My notes from the DevOps Handbook

by Gene Kim, Jez Humble, Patrick Debois, John Willis

57. Decrease incident tolerances to find ever-weaker failure signals

Decrease the threshold of what constitutes a problem in order to keep learning = amplify weak failure signals.

The need to amplify weak failure signals is critical to averting catastrophic failures.

Our work in the technology value stream, should be approached as a fundamentally experimental endeavor and managed that way. All work we do is a potentially important hypothesis and a source of data, rather than a routine application and validation of past practice.

Redefine failure and encourage calculated risk-taking

We need leaders to continually reinforce that everyone should feel both comfortable with and responsible for surfacing and learning from failures. High performing DevOps organizations will fail and make mistakes more often. Not only is this okay, it's what organizations need. If high performers are performing thirty times more frequently but with only half the change failure rate, they're obviously having more failures.

Inject production failures to enable resilience and learning

Injecting faults into the production environment is one way we can increase our resilience.

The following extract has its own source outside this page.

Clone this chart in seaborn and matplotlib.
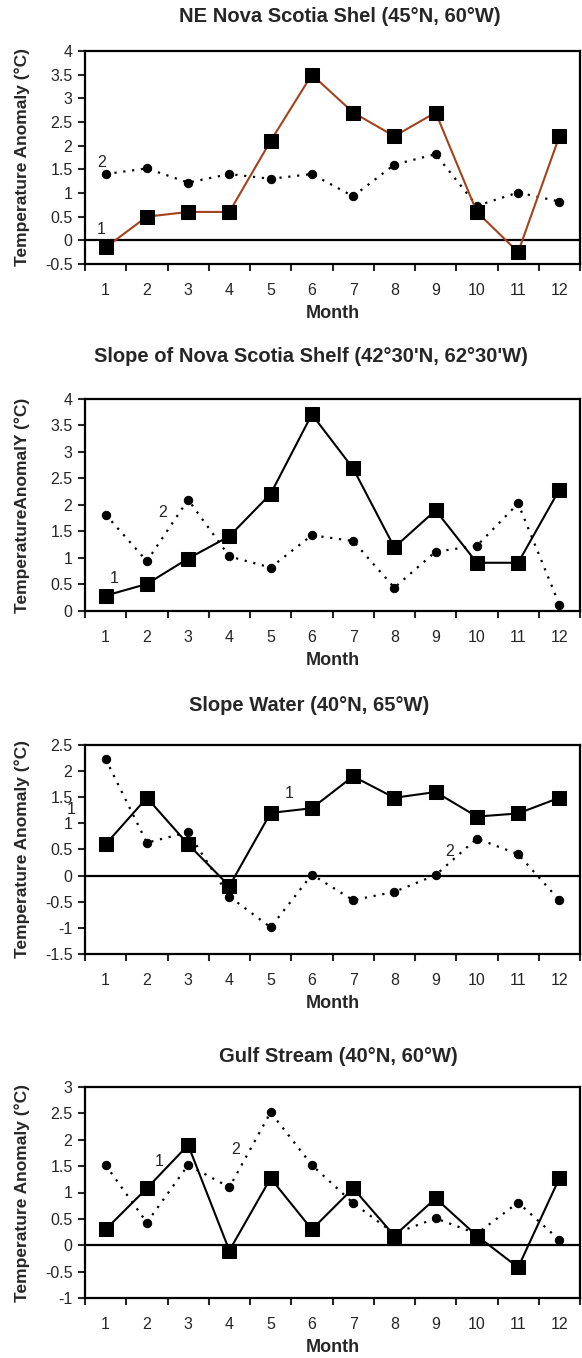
import matplotlib
matplotlib.use("Agg")
import matplotlib.pyplot as plt
import numpy as np
import pandas as pd
import seaborn as sns

months = list(range(1, 13))

# series 1 = squares, series 2 = circles
ne_shelf_1 = [-0.15, 0.5, 0.6, 0.6, 2.1, 3.5, 2.7, 2.2, 2.7, 0.6, -0.25, 2.2]
ne_shelf_2 = [1.4, 1.52, 1.22, 1.4, 1.3, 1.4, 0.93, 1.6, 1.82, 0.73, 1.01, 0.82]

slope_shelf_1 = [0.29, 0.51, 0.99, 1.41, 2.21, 3.71, 2.69, 1.2, 1.9, 0.91, 0.91, 2.29]
slope_shelf_2 = [1.82, 0.94, 2.1, 1.03, 0.82, 1.43, 1.32, 0.44, 1.12, 1.23, 2.03, 0.12]

slope_water_1 = [0.6, 1.49, 0.6, -0.2, 1.2, 1.29, 1.9, 1.49, 1.6, 1.13, 1.19, 1.49]
slope_water_2 = [2.23, 0.63, 0.83, -0.4, -0.99, 0.02, -0.47, -0.31, 0.01, 0.71, 0.41, -0.47]

gulf_1 = [0.3, 1.08, 1.9, -0.1, 1.27, 0.3, 1.08, 0.18, 0.89, 0.18, -0.42, 1.27]
gulf_2 = [1.52, 0.43, 1.52, 1.1, 2.52, 1.52, 0.8, 0.22, 0.51, 0.22, 0.81, 0.1]

titles = [
    "NE Nova Scotia Shel (45°N, 60°W)",
    "Slope of Nova Scotia Shelf (42°30'N, 62°30'W)",
    "Slope Water (40°N, 65°W)",
    "Gulf Stream (40°N, 60°W)",
]
ylabels = [
    "Temperature Anomaly (°C)",
    "TemperatureAnomalY (°C)",
    "Temperature Anomaly (°C)",
    "Temperature Anomaly (°C)",
]

sns.set_style("ticks")
plt.rcParams["font.family"] = ["Liberation Sans", "DejaVu Sans"]

W, H = 582, 1358
fig = plt.figure(figsize=(W / 100, H / 100), dpi=100)


def add_panel(box, title, title_pos, s1, s2, ylim, ylabel, color1, zero, notes):
    left, top, right, bottom = box
    ax = fig.add_axes([left / W, 1 - bottom / H, (right - left) / W, (bottom - top) / H])
    df = pd.DataFrame({"Month": months, "s1": s1, "s2": s2})

    if zero:
        ax.axhline(0, color="black", lw=1.6, zorder=1)
    sns.lineplot(data=df, x="Month", y="s2", ax=ax, color="black", lw=1.6,
                 linestyle=(0, (1, 3)), marker="o", markersize=6,
                 markeredgecolor="black", markerfacecolor="black", zorder=3)
    sns.lineplot(data=df, x="Month", y="s1", ax=ax, color=color1, lw=1.5,
                 marker="s", markersize=10, markeredgecolor="black",
                 markerfacecolor="black", zorder=4)

    ax.set_xlim(0.5, 12.5)
    ax.set_xticks(np.arange(0.5, 13, 1))
    ax.set_xticklabels([])
    ax.set_xticks(months, minor=True)
    ax.set_xticklabels([str(m) for m in months], minor=True)
    ax.tick_params(axis="x", which="major", direction="out", length=5, width=1.5)
    ax.tick_params(axis="x", which="minor", length=0, pad=14, labelsize=11.5)

    ax.set_ylim(*ylim)
    yt = np.arange(ylim[0], ylim[1] + 0.01, 0.5)
    ax.set_yticks(yt)
    ax.set_yticklabels([f"{v:g}" for v in yt])
    ax.tick_params(axis="y", direction="out", length=5, width=1.5, pad=4, labelsize=11.5)

    for sp in ax.spines.values():
        sp.set_visible(True)
        sp.set_linewidth(1.6)
        sp.set_color("black")

    ax.set_xlabel("Month", fontsize=13, fontweight="bold", labelpad=5)
    ax.set_ylabel(ylabel, fontsize=12.5, fontweight="bold")
    ax.yaxis.set_label_coords(-0.112, 0.5)

    for x, y, t in notes:
        ax.text(x, y, t, fontsize=11.5, ha="center", va="center", clip_on=False)

    fig.text(title_pos[0] / W, 1 - title_pos[1] / H, title, ha="center", va="center",
             fontsize=14.5, fontweight="bold")
    return ax


add_panel((85, 51, 580, 264), titles[0], (340, 16), ne_shelf_1, ne_shelf_2,
          (-0.5, 4), ylabels[0], "#A4421C", True,
          [(0.9, 1.64, "2"), (0.9, 0.22, "1")])
add_panel((85, 399, 580, 611), titles[1], (311, 357), slope_shelf_1, slope_shelf_2,
          (0, 4), ylabels[1], "black", False,
          [(2.38, 1.85, "2"), (1.2, 0.62, "1")])
add_panel((85, 745, 580, 954), titles[2], (309, 705), slope_water_1, slope_water_2,
          (-1.5, 2.5), ylabels[2], "black", True,
          [(5.45, 1.58, "1"), (9.35, 0.46, "2"), (0.16, 1.27, "1")])
add_panel((85, 1087, 580, 1298), titles[3], (338, 1056), gulf_1, gulf_2,
          (-1, 3), ylabels[3], "black", True,
          [(2.3, 1.58, "1"), (4.15, 1.82, "2")])

fig.savefig("out.png", dpi=100)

Regularly perform tests to make certain that our systems fail gracefully.

Resilience requires that we first define our failure modes and then perform testing to ensure that these failure modes operate as designed. Rehearse large scale failures so we are confident we can recover from accidents when they occur.

Repeated and regular failure exercising, even in the persistence (database) layer, should be part of every company's resilience planning.

Architectural patterns: fail fasts (setting aggressive timeouts), fallbacks (designing each feature to degrade or fall back to a lower quality representation), and feature removal (removing non critical features when they run slowly).